- **WHAT NEEDS TO BE DONE**
From the very first line of the data to the line containing "minimum width=920, minimum", retype everything exactly, leaving the pictures behind.

- **DATA BLOCK**
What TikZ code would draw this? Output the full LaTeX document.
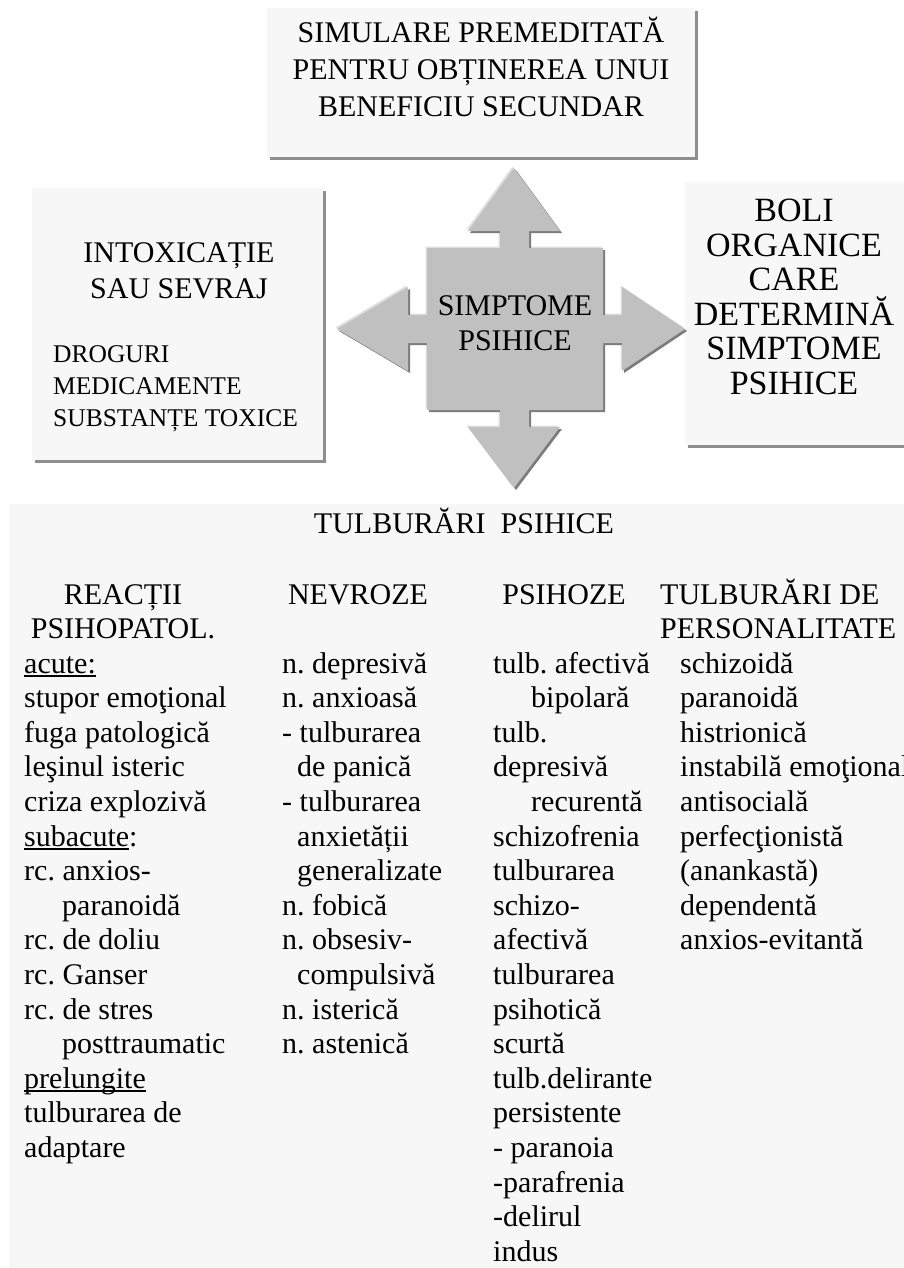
\documentclass[tikz,border=0pt]{standalone}
\usepackage{fontspec}
\setmainfont{Liberation Serif}
\usetikzlibrary{shadows}
\definecolor{panelfill}{HTML}{F7F7F7}
\definecolor{panelshade}{HTML}{8E8E8E}
\definecolor{crossfill}{HTML}{C0C0C0}
\definecolor{crossdark}{HTML}{7C7C7C}
\definecolor{crosslight}{HTML}{DEDEDE}
% underline drawn as a rule just under the baseline, through descenders
\newcommand{\undl}[1]{\leavevmode\setbox0=\hbox{#1}\rlap{\rule[-3.5pt]{\wd0}{1.5pt}}\box0}

\begin{document}
\frenchspacing
\begin{tikzpicture}[x=1pt,y=-1pt,
  panel/.style={fill=panelfill, inner sep=0pt, anchor=north west},
  shaded/.style={drop shadow={shadow xshift=3pt, shadow yshift=-3pt, fill=panelshade, opacity=1}},
  big/.style={inner sep=0pt, font=\fontsize{30}{36}\selectfont},
  large/.style={inner sep=0pt, font=\fontsize{34}{40}\selectfont},
  small/.style={inner sep=0pt, font=\fontsize{25.5}{30}\selectfont}]

\useasboundingbox (0,0) rectangle (904,1268);
\fill[white] (0,0) rectangle (904,1268);

% panels
\node[panel, shaded, minimum width=428, minimum height=149] (simbox) at (267,8) {};
\node[panel, shaded, minimum width=291, minimum height=272] (intbox) at (32,188) {};
\node[panel, shaded, minimum width=240, minimum height=263] (bolbox) at (685,182) {};
\node[panel, minimum width=920, minimum height=790] (tulbox) at (9,504) {};

% four-way arrow with highlight and shadow edges
\foreach \d/\c in {-1.5/crosslight, 2/crossdark, 0/crossfill}
  \fill[\c, shift={(\d,\d)}]
    (427,248) -- (500,248) -- (500,231) -- (468,231) -- (514,168) -- (560,231)
    -- (529,231) -- (529,248) -- (603,248) -- (603,315) -- (622,315) -- (622,287)
    -- (685,329) -- (622,371) -- (622,343) -- (603,343) -- (603,410) -- (529,410)
    -- (529,427) -- (560,427) -- (514,488) -- (468,427) -- (500,427) -- (500,410)
    -- (427,410) -- (427,343) -- (408,343) -- (408,371) -- (337,329) -- (408,287)
    -- (408,315) -- (427,315) -- cycle;

\node[big, anchor=base] (simp1) at (515,315) {SIMPTOME};
\node[big, anchor=base] (simp2) at (515,350) {PSIHICE};

% top panel
\foreach \t [count=\i from 0] in {SIMULARE PREMEDITATĂ, PENTRU OBȚINEREA UNUI, BENEFICIU SECUNDAR}
  \node[big, anchor=base] (sim\i) at (481, 43+37*\i) {\t};

% left panel
\node[big, anchor=base] (int1) at (179,262) {INTOXICAȚIE};
\node[big, anchor=base] (int2) at (179,298) {SAU SEVRAJ};
\foreach \t [count=\i from 0] in {DROGURI, MEDICAMENTE, SUBSTANȚE TOXICE}
  \node[small, anchor=base west] (drg\i) at (53, 362+32*\i) {\t};

% right panel
\foreach \t [count=\i from 0] in {BOLI, ORGANICE, CARE, DETERMINĂ, SIMPTOME, PSIHICE}
  \node[large, anchor=base] (bol\i) at (794, 222+34.4*\i) {\t};

% bottom panel
\node[big, anchor=base] (tulb) at (464,533) {TULBURĂRI\ \ PSIHICE};

\node[big, anchor=base] (h1a) at (123,604) {REACȚII};
\node[big, anchor=base] (h1b) at (123,638.5) {PSIHOPATOL.};
\node[big, anchor=base] (h2) at (358,604) {NEVROZE};
\node[big, anchor=base] (h3) at (564,604) {PSIHOZE};
\node[big, anchor=base west] (h4a) at (660,604) {TULBURĂRI DE};
\node[big, anchor=base west] (h4b) at (660,638.5) {PERSONALITATE};

\foreach \xx/\t [count=\i from 0] in {
    24/{\undl{acute:}}, 24/stupor emoţional, 24/fuga patologică, 24/leşinul isteric,
    24/criza explozivă, 24/{\undl{subacute}:}, 24/rc. anxios-, 62/paranoidă,
    24/rc. de doliu, 24/rc. Ganser, 24/rc. de stres, 62/posttraumatic,
    24/{\undl{prelungite}}, 24/tulburarea de, 24/adaptare}
  \node[big, anchor=base west] (ca\i) at (\xx, 673+34.6*\i) {\t};

\foreach \xx/\t [count=\i from 0] in {
    282/n. depresivă, 282/n. anxioasă, 282/- tulburarea, 297/de panică,
    282/- tulburarea, 297/anxietății, 297/generalizate, 282/n. fobică,
    282/n. obsesiv-, 297/compulsivă, 282/n. isterică, 282/n. astenică}
  \node[big, anchor=base west] (cb\i) at (\xx, 673+34.6*\i) {\t};

\foreach \xx/\t [count=\i from 0] in {
    493/tulb. afectivă, 531/bipolară, 493/tulb., 493/depresivă, 531/recurentă,
    493/schizofrenia, 493/tulburarea, 493/schizo-, 493/afectivă, 493/tulburarea,
    493/psihotică, 493/scurtă, 493/tulb.delirante, 493/persistente,
    493/- paranoia, 493/-parafrenia, 493/-delirul, 493/indus}
  \node[big, anchor=base west] (cc\i) at (\xx, 673+34.6*\i) {\t};

\foreach \t [count=\i from 0] in {
    schizoidă, paranoidă, histrionică, instabilă emoţional, antisocială,
    perfecţionistă, (anankastă), dependentă, anxios-evitantă}
  \node[big, anchor=base west] (cd\i) at (680, 673+34.6*\i) {\t};

\end{tikzpicture}
\end{document}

- **OUTPUT FOR THIS EXERCISE**
What TikZ code would draw this? Output the full LaTeX document.
\documentclass[tikz,border=0pt]{standalone}
\usepackage{fontspec}
\setmainfont{Liberation Serif}
\usetikzlibrary{shadows}
\definecolor{panelfill}{HTML}{F7F7F7}
\definecolor{panelshade}{HTML}{8E8E8E}
\definecolor{crossfill}{HTML}{C0C0C0}
\definecolor{crossdark}{HTML}{7C7C7C}
\definecolor{crosslight}{HTML}{DEDEDE}
% underline drawn as a rule just under the baseline, through descenders
\newcommand{\undl}[1]{\leavevmode\setbox0=\hbox{#1}\rlap{\rule[-3.5pt]{\wd0}{1.5pt}}\box0}

\begin{document}
\frenchspacing
\begin{tikzpicture}[x=1pt,y=-1pt,
  panel/.style={fill=panelfill, inner sep=0pt, anchor=north west},
  shaded/.style={drop shadow={shadow xshift=3pt, shadow yshift=-3pt, fill=panelshade, opacity=1}},
  big/.style={inner sep=0pt, font=\fontsize{30}{36}\selectfont},
  large/.style={inner sep=0pt, font=\fontsize{34}{40}\selectfont},
  small/.style={inner sep=0pt, font=\fontsize{25.5}{30}\selectfont}]

\useasboundingbox (0,0) rectangle (904,1268);
\fill[white] (0,0) rectangle (904,1268);

% panels
\node[panel, shaded, minimum width=428, minimum height=149] (simbox) at (267,8) {};
\node[panel, shaded, minimum width=291, minimum height=272] (intbox) at (32,188) {};
\node[panel, shaded, minimum width=240, minimum height=263] (bolbox) at (685,182) {};
\node[panel, minimum width=920, minimum height=790] (tulbox) at (9,504) {};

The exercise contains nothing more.